Icona Pop’s glittery, Paris Is Burning-inspired music video for “All Night” has gotten a lot of praise since it premiered last week. A follow-up to their inescapable “I Love It,” the clip finds the electropop duo providing the soundtrack to a dance-off between two houses of New York City’s drag ball scene. Stereogum said the video takes “the song’s kineticism and really does something with it.” Queerty called it a “a brilliant homage” to ballroom culture. The video’s top YouTube comment reads, “This is how you respectfully appreciate a culture that you're not a part of. Miley Cyrus better take notes.”
It’s easy to see why fans are calling “All Night” an antidote to Cyrus’s controversial “We Can’t Stop” clip. There, Cyrus adopted twerking and aspects of ratchet culture while relegating the black women in her video to roles as orbiting satellites. By contrast, Icona Pop’s Caroline Hjelt and Aino Jawo take the back seat in “All Night,” granting most of the face time and mic time to the diverse cast of performers, who are identified by name and interviewed in documentary-style segments about the ball scene. In one segment, house member Father Jose talks about getting “turnt,” introducing viewers to the term and explaining its meaning in his community—the type of context absent from Cyrus’s use of the same vocabulary.
Icona Pop and director Dori Oskowitz do deserve credit for their sensitivity, but “All Night” might be a better model of respectful appropriation if it weren’t such a blatant vodka commercial. Product placement and sponsorship are industry norms, so the gratuitous shots of Absolut’s new vodka-wine fusion aren’t especially surprising. But the video, along with recent projects from Jay Z and Fiona Apple, highlights the increasingly noticeable way that commercial patronage often not only funds art these days—it colors it.
In Icona Pop’s case, it’s hard to focus on the video's supposed empowerment of its subjects when there's so much evidence its real mission is selling vodka. The YouTube description sets the tone—"ABSOLUT TUNE and Icona Pop are encouraging party-goers everywhere to enjoy ABSOLUT TUNE"—but the interviews and behind-the-scenes footage that are presented as a documentary don’t feel as candid as they’re made out to be.

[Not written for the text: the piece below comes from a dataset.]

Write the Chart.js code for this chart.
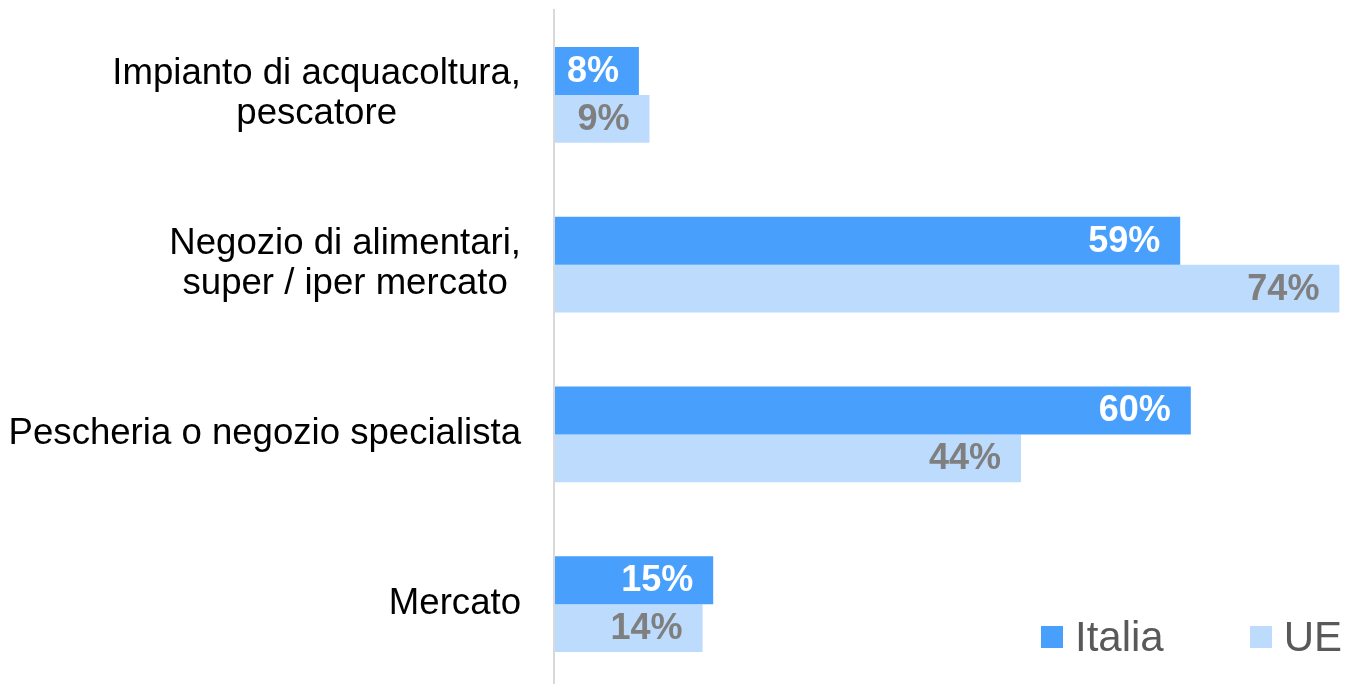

Absolut has based marketing campaigns around queer communities before, having previously partnered with RuPaul’s Drag Race, and the interview segments about family and celebration aren’t far off from the language of Absolut's promotional-campaign speak.
An ad exec might use the words "brand synergy" to describe the confluence between Absolut's target demographic and the fact that Icona Pop (who, like Absolut, are Swedish) called the performers "some of our best friends" on Twitter. But a casual fan might wonder how exactly the recent New York transplants became ingrained in this small New York subculture amid heavy touring, especially when that band has a history of dutifully sticking to the script of their endorsements (one song off their upcoming album is a re-working of a Samsung jingle from earlier this year). The biggest clue to the video's murky intentions is in its name: The clip appears to have originally been titled “All Night (Official Documentary Video)” before it was changed to “All Night (Official Extended Video),” as if even the team behind it knew that, in this case, they couldn’t get away with the "documentary" label.

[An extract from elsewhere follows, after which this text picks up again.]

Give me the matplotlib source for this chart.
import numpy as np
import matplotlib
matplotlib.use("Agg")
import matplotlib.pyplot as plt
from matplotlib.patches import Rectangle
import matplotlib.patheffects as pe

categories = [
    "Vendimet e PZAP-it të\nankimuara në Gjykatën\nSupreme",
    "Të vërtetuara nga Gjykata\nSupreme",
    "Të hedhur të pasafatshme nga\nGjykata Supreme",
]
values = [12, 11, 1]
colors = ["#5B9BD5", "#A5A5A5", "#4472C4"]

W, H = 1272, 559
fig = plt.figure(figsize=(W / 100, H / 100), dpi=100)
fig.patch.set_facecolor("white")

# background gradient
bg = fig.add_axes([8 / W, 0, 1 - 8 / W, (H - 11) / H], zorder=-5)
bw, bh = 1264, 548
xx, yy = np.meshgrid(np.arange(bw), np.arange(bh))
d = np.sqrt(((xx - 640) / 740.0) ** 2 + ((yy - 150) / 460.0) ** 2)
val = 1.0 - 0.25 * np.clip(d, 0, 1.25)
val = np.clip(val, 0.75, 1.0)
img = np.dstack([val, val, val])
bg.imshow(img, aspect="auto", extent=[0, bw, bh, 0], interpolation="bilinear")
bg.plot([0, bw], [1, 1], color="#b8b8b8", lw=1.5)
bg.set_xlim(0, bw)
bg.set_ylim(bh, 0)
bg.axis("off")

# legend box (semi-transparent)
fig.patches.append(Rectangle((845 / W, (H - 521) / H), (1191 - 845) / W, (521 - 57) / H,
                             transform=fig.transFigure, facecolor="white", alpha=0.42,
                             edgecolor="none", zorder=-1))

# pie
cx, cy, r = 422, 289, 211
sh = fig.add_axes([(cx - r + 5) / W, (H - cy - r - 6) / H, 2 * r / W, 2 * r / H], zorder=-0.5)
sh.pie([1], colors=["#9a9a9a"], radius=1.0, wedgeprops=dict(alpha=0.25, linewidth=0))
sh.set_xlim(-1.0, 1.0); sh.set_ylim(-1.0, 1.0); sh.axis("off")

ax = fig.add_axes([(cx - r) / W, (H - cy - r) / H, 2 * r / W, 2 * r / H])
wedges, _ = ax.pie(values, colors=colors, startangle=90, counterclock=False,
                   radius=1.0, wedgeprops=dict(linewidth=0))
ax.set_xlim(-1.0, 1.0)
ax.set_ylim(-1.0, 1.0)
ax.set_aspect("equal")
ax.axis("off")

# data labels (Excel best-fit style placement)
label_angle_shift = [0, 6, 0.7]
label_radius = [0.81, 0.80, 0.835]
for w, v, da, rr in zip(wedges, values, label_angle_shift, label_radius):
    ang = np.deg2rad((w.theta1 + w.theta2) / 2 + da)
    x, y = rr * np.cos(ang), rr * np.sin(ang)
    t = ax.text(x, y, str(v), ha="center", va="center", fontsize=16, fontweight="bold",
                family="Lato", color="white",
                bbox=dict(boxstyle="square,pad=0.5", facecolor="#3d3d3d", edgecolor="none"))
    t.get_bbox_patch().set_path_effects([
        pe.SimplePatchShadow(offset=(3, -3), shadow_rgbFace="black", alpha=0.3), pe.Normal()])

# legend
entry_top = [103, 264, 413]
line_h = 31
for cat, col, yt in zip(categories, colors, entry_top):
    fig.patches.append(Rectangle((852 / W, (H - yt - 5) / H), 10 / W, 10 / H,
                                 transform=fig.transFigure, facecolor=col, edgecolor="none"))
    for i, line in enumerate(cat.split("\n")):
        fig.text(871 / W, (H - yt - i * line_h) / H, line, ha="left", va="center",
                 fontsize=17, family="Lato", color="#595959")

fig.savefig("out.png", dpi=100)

That’s not to say commercial support and artistic statements are necessarily incompatible. As some pop stars have discussed, corporate bucks can enhance an artist’s vision without detracting from it. Practices that were once deemed “selling out” are now accepted and increasingly necessary career moves, and Icona Pop’s peers have been frank about the realities of their industry. Santigold, who has lent her songs to commercials by YouTube, Honda, Bud Light, and Converse, told New York magazine back in 2008 that selling lots of records isn’t how artists build financially stable careers anymore—much money is in licensing. Product placement, too, can offset a substantial chunk of music video production costs: Though she works with bigger names and bigger budgets than Icona Pop, Britney Spears reportedly received half a million dollars for featuring various products—for just a few seconds—in her “Hold It Against Me” video, and if it Beats by Dre hadn’t been eager to show off its new Pill speakers, some of the year’s most conversation-generating videos—the notorious “Blurred Lines” and “We Can’t Stop,” Azealia Banks’s trippy “Yung Rapunxel”—might not have looked the same.